At the same time, increasingly stringent compliance requirements are forcing stablecoin projects to adjust their profit models. The traditional revenue structure relying on interest rate spreads and reserve interest is constrained by reserve composition limitations and interest payment prohibitions. Under this pressure, the value logic of stablecoins is beginning to evolve towards "servicization": their function is no longer a simple currency substitute but is embedded in more complex financial processes such as cross-border payments, asset custody, and on-chain clearing. Profit margins will increasingly come from peripheral services, on-chain asset combinations (such as RWA), and operational efficiency improvements. This transformation also reflects early signs of stablecoins evolving from "single products" to "platform capabilities."

The clarity of regulation is also driving the underlying technological architecture towards standardization. For example, infrastructure service providers like Cobo are modularizing capabilities such as on-chain custody, clearing, risk control, fund inflow and outflow, KYC, and cross-chain interoperability, providing institutions with "plug-and-play" issuance and circulation components. These services not only lower the compliance entry barriers for stablecoin projects but also enable non-crypto-native enterprises (such as Web2 transformation companies) to quickly embed relevant capabilities. Here, technological abstraction and compliance requirements achieve dynamic coordination: regulation defines boundaries, while technology suppliers are responsible for translating them into executable interfaces, thereby enhancing the overall flexibility and stability of the system.
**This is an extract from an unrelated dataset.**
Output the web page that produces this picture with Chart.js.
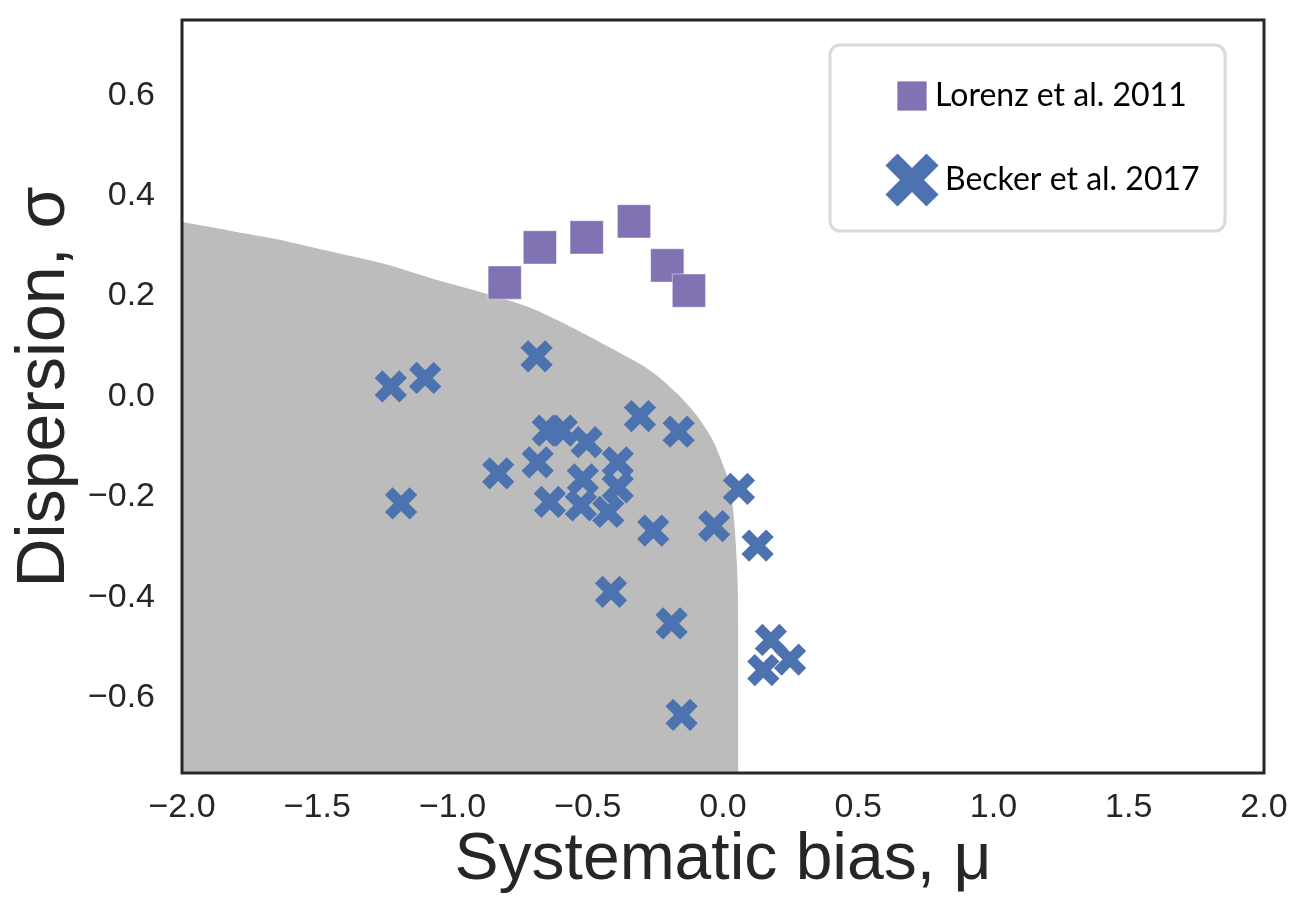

On a broader scale, stablecoins are becoming a new battleground for global currency competition. The United States is promoting the integration of dollar stablecoins into the federal clearing system through the GENIUS Act, strengthening its global settlement advantage; the European Union is leveraging MiCA to create unified regulation, enhancing the strategic weight of the euro in the digital economy; and China is promoting the on-chainization and cross-border application of Renminbi assets through the dual-track structure of "onshore offshore" and "offshore offshore" for Renminbi stablecoins. These differentiated paths are guiding the stablecoin market to accelerate stratification along geographical and institutional dimensions, which may have lasting impacts on the monetary sovereignty of small countries, cross-border capital flows, and financial stability.

However, regulatory clarity does not automatically imply widespread adoption. Whether stablecoins have the potential for large-scale implementation still depends on whether they can achieve "usability" beyond being "trustworthy." Technical complexity, compliance burdens, and regional differences in preferences for settlement efficiency and consumer protection constitute real barriers to actual deployment. Ultimately, how to simplify user experience and lower usage thresholds without sacrificing regulatory bottom lines will determine whether stablecoins can gain mainstream status in daily payments and value storage. This is the final link that regulation and technology need to solve together.